New documents filed in the case say those behind the lawsuit are seeking an extraordinary remedy and can't show they've been injured.
Four Minnesota Republican legislators and two advocacy groups filed the lawsuit last month. They argued that Ritchie, a Democrat, exceeded his power by creating the registration tool without explicit legislative consent. The formal response on behalf of Ritchie was filed ahead of a hearing next week in Ramsey County District Court.
Since the system went live in September, at least 2,225 people across the state used it to submit voter applications or made updates to prior registrations. Some were voters in recent municipal elections.
Even as state attorneys pushed for dismissal on technical grounds, they argue the registration system was legitimately created and on par with other electronic filings currently allowed. They equated it to voter registrations done in conjunction with driver's license applications. In those cases, data are transferred to the secretary of state's office electronically if someone checks a box on their license application.
"In the past nine years, more than 500,000 Minnesotans have used the electronic 'motor voter' process to register to vote or to update their voter registrations," Ritchie's attorneys wrote.

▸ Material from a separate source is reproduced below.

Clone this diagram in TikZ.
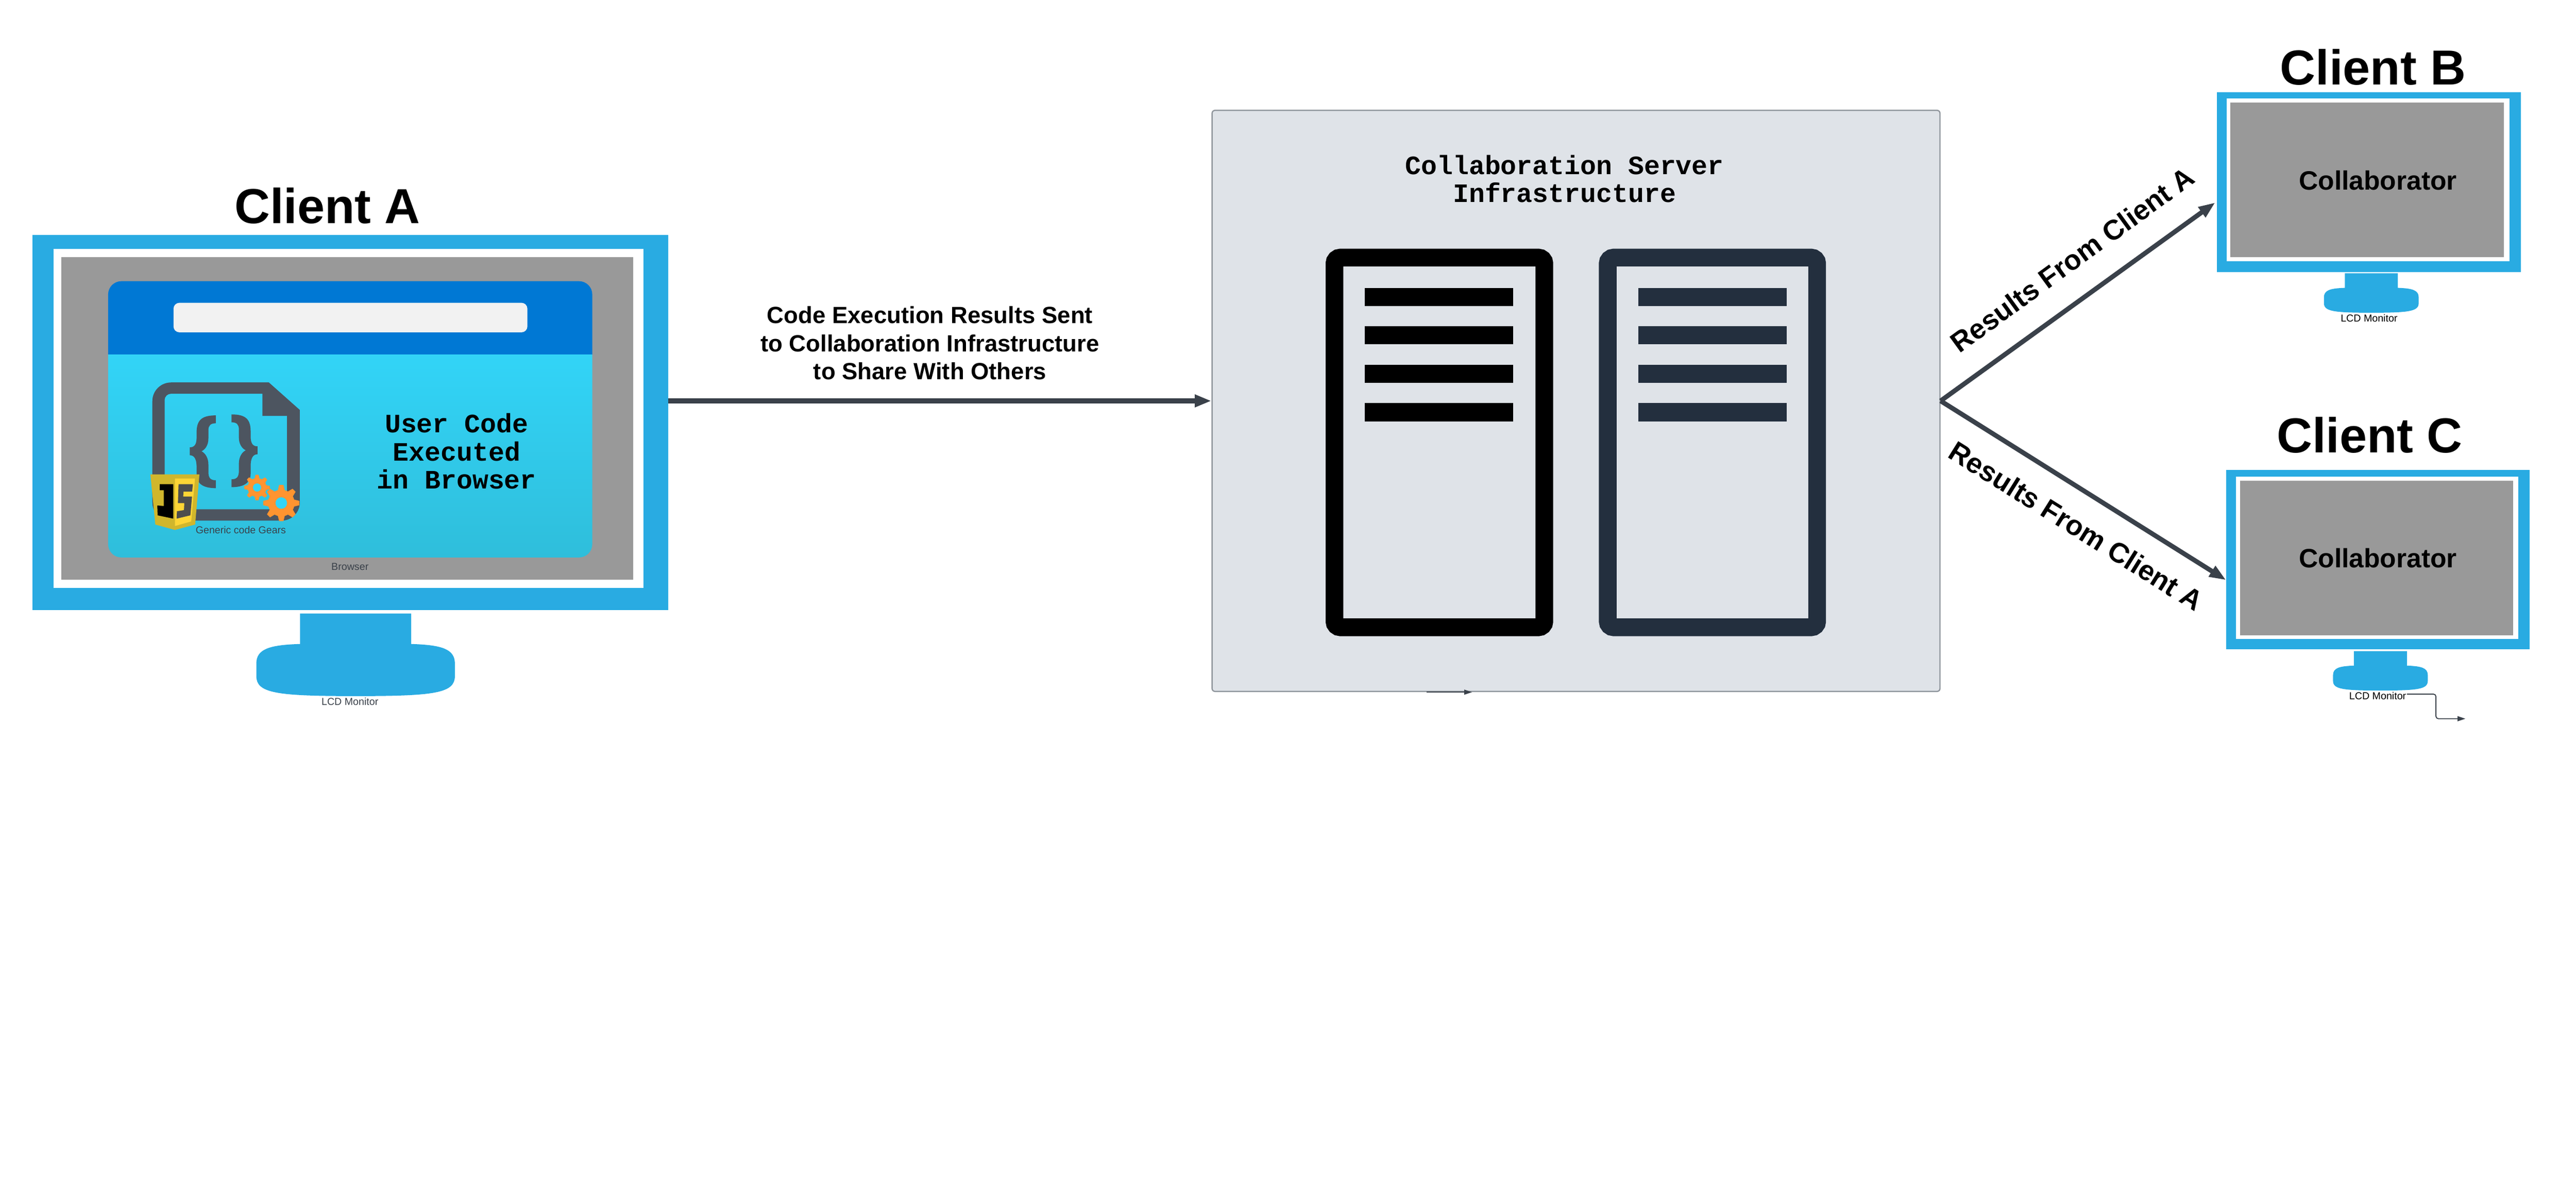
\documentclass[tikz,border=0pt]{standalone}
\usepackage{fontspec}
\setmainfont{Liberation Sans}
\setmonofont{Liberation Mono}
\usetikzlibrary{arrows.meta}

\definecolor{monitorblue}{HTML}{29ABE2}
\definecolor{screengray}{HTML}{999999}
\definecolor{browserblue}{HTML}{0078D4}
\definecolor{browsercyan}{HTML}{32D4F7}
\definecolor{browserteal}{HTML}{2FBEDB}
\definecolor{barwhite}{HTML}{F2F2F2}
\definecolor{codegray}{HTML}{4D5560}
\definecolor{gearorange}{HTML}{FF9430}
\definecolor{jsgold}{HTML}{D0B62C}
\definecolor{jsyellow}{HTML}{FDD535}
\definecolor{jsdark}{HTML}{4D4D4D}
\definecolor{serverfill}{HTML}{DFE3E8}
\definecolor{serveredge}{HTML}{8F959C}
\definecolor{servernavy}{HTML}{232F3E}
\definecolor{linkgray}{HTML}{3A414A}

\tikzset{
  monitorframe/.style={rectangle,fill=monitorblue,inner sep=0pt},
  monitorglass/.style={rectangle,fill=white,inner sep=0pt},
  monitorscreen/.style={rectangle,fill=screengray,inner sep=0pt},
  clienttitle/.style={anchor=base,inner sep=0pt,font=\fontsize{100}{100}\selectfont\bfseries},
  smalllabel/.style={anchor=base,inner sep=0pt,font=\fontsize{20.6}{24}\selectfont},
  monolabel/.style={inner sep=0pt,align=center,font=\fontsize{54}{57}\selectfont\ttfamily\bfseries},
  boldlabel/.style={inner sep=0pt,align=center,font=\fontsize{47.7}{57}\selectfont\bfseries},
  resultlabel/.style={inner sep=0pt,font=\fontsize{57}{57}\selectfont\bfseries},
  mainlink/.style={draw=linkgray,line width=9.5pt,-{Triangle[length=34pt,width=24pt]}},
  straylink/.style={draw=linkgray,line width=2pt,-{Triangle[length=16pt,width=10pt]}},
  serverrack/.style={line width=36pt,rounded corners=12pt},
  monitorstand/.pic={
    \fill[monitorblue,yscale=-1] (-113,0) -- (113,0) -- (113,62)
      .. controls (175,64) and (202,72) .. (202,102) -- (202,127)
      .. controls (202,162) and (162,168) .. (0,168)
      .. controls (-162,168) and (-202,162) .. (-202,127) -- (-202,102)
      .. controls (-202,72) and (-175,64) .. (-113,62) -- cycle;
  },
  gearwheel/.pic={
    \fill[gearorange] (0,0) circle[radius=0.74];
    \foreach \a in {0,45,...,315}
      \fill[gearorange,rotate=\a] (-0.2,0.68) -- (-0.12,1) -- (0.12,1) -- (0.2,0.68) -- cycle;
    \fill[browsercyan] (0,0) circle[radius=0.32];
  }
}
\newcommand{\bracepath}{(439,845) .. controls (410,845) and (400,855) .. (400,880) -- (400,890)
  .. controls (400,905) and (395,910) .. (386,910) -- (386,926)
  .. controls (396,926) and (400,935) .. (400,950) -- (400,965)
  .. controls (400,985) and (415,993) .. (439,993) -- (439,977)
  .. controls (428,977) and (424,972) .. (424,960) -- (424,945)
  .. controls (424,932) and (418,922) .. (410,918)
  .. controls (418,914) and (424,905) .. (424,892) -- (424,875)
  .. controls (424,866) and (428,861) .. (439,861) -- cycle}

\begin{document}
\begin{tikzpicture}[x=1pt,y=1pt,yscale=-1,xscale=1]
\useasboundingbox (0,0) rectangle (5241,2400);

% Client A monitor
\node [monitorframe,minimum width=1293,minimum height=763] (clientA) at (712.5,859.5) {};
\node [monitorglass,minimum width=1200,minimum height=690] (glassA) at (709,851) {};
\node [monitorscreen,minimum width=1163,minimum height=656] (screenA) at (706.5,851) {};
\pic at (723.5,1248) {monitorstand};
\draw (712,1434) node [smalllabel,text=linkgray] (lcdA) {LCD Monitor};
\draw (666,454) node [clienttitle] (titleA) {Client A};

% Browser window
\fill [browserblue,rounded corners=27pt] (220,721) -- (220,572) -- (1205,572) -- (1205,721);
\shade [top color=browsercyan,middle color=browsercyan,bottom color=browserteal,rounded corners=27pt] (220,721) -- (220,1134) -- (1205,1134) -- (1205,721);
\fill [barwhite,rounded corners=12pt] (353,616) rectangle (1073,676);
\draw (712,1160) node [smalllabel,text=linkgray] (labelBrowser) {Browser};

% Code file icon
\fill [codegray,even odd rule] (348,778) -- (547,778) -- (610,834) -- (610,1022)
  .. controls (610,1043) and (593,1059) .. (573,1059) -- (348,1059)
  .. controls (327,1059) and (310,1043) .. (310,1022) -- (310,816)
  .. controls (310,795) and (327,778) .. (348,778) -- cycle
  (348,801) -- (534,801) -- (534,846) -- (584,846) -- (584,1036) -- (335,1036) -- (335,814)
  .. controls (335,806) and (341,801) .. (348,801) -- cycle;
\fill [codegray] \bracepath;
\begin{scope}[shift={(910,-2)},xscale=-1]
\fill [codegray] \bracepath;
\end{scope}
\pic [scale=26] at (523,991.7) {gearwheel};
\pic [scale=36.7] at (572.3,1023.3) {gearwheel};

% JS badge
\fill [jsgold] (306,965) -- (405.7,965) -- (397,1067) -- (356,1078) -- (316,1067) -- cycle;
\fill [jsyellow] (356,973.3) -- (396.7,973.3) -- (389,1060.7) -- (356,1070) -- cycle;
\fill [black] (325,985) -- (352.7,985) -- (352.7,1055) -- (320.7,1048.3) -- (320,1028.3) -- (333.3,1029.3) -- (333.3,997.3) -- (325,997.3) -- cycle;
\fill [jsdark] (363.3,985) -- (392.3,985) -- (391,1000) -- (373.3,1000) -- (372.7,1010) -- (390.7,1010) -- (387.3,1048.3) -- (359.3,1055) -- (360,1040) -- (374.3,1037.7) -- (375,1023.3) -- (362,1023.3) -- cycle;
\draw (490,1085) node [anchor=base,inner sep=0pt,text=linkgray,font=\fontsize{20.5}{24}\selectfont] (labelGears) {Generic code Gears};

% Text Node
\draw (929,918) node [monolabel] (labelUser) {User Code\\Executed\\in Browser};

% Server box
\node [rectangle,draw=serveredge,line width=2.5pt,fill=serverfill,rounded corners=6pt,inner sep=0pt,minimum width=1481,minimum height=1182] (serverbox) at (3206.5,815.5) {};
\draw (3183,364) node [monolabel] (labelServer) {Collaboration Server\\Infrastructure};
\draw [serverrack] (2715,524) rectangle (3142,1276);
\draw [serverrack,servernavy] (3271,524) rectangle (3697,1276);
\foreach \y in {586,663,742,820} {
  \fill (2776.5,\y) rectangle (3078.6,\y+37);
  \fill [servernavy] (3333,\y) rectangle (3635,\y+37);
}

% Client B monitor
\node [monitorframe,minimum width=619,minimum height=365] (clientB) at (4819.5,370.5) {};
\node [monitorglass,minimum width=575,minimum height=331] (glassB) at (4818,366) {};
\node [monitorscreen,minimum width=556,minimum height=314] (screenB) at (4816,366) {};
\pic [scale=0.477] at (4824.5,556) {monitorstand};
\draw (4820,655) node [smalllabel] (lcdB) {LCD Monitor};
\draw (4828,172) node [clienttitle] (titleB) {Client B};
\draw (4838,386) node [anchor=base,inner sep=0pt,font=\fontsize{54}{57}\selectfont\bfseries] (labelB) {Collaborator};

% Client C monitor
\node [monitorframe,minimum width=618,minimum height=365] (clientC) at (4838,1138.5) {};
\node [monitorglass,minimum width=575,minimum height=330] (glassC) at (4836.5,1135) {};
\node [monitorscreen,minimum width=556,minimum height=314] (screenC) at (4835,1135) {};
\pic [scale=0.477] at (4843,1324.5) {monitorstand};
\draw (4837.5,1423) node [smalllabel] (lcdC) {LCD Monitor};
\draw (4821,921) node [clienttitle] (titleC) {Client C};
\draw (4838,1155) node [anchor=base,inner sep=0pt,font=\fontsize{54}{57}\selectfont\bfseries] (labelC) {Collaborator};

% Links
\coordinate (entryB) at (4507,412);
\coordinate (entryC) at (4529,1180);
\draw [mainlink] (clientA.east |- serverbox.west) -- (serverbox.west);
\draw [mainlink] (serverbox.east) -- (entryB);
\draw [mainlink] (serverbox.east) -- (entryC);
\draw (1892,698) node [boldlabel] (labelSent) {Code Execution Results Sent\\to Collaboration Infrastructure\\to Share With Others};
\draw (4216,528) node [resultlabel,rotate=36] (labelResultB) {Results From Client A};
\draw (4224,1070) node [resultlabel,rotate=-32] (labelResultC) {Results From Client A};

% Loose connectors
\coordinate (strayA) at (2902,1408);
\coordinate (strayB) at (2995,1408);
\coordinate (strayC) at (4897,1412);
\coordinate (strayD) at (5016,1462);
\draw [straylink] (strayA) -- (strayB);
\draw [straylink,rounded corners=5pt] (strayC) -| (4956,1462) -- (strayD);

\end{tikzpicture}
\end{document}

People using the new system must present verifiable identification data and an electronic signature. Applications are checked in similar fashion as paper forms.
The Republicans who filed the lawsuit along with Minnesota Majority and the Minnesota Voters Alliance have said they aren't opposed to the online registration concept. They say that legislators deserve input.
The case is on a fast-track because both sides want it resolved well ahead of next year's statewide election.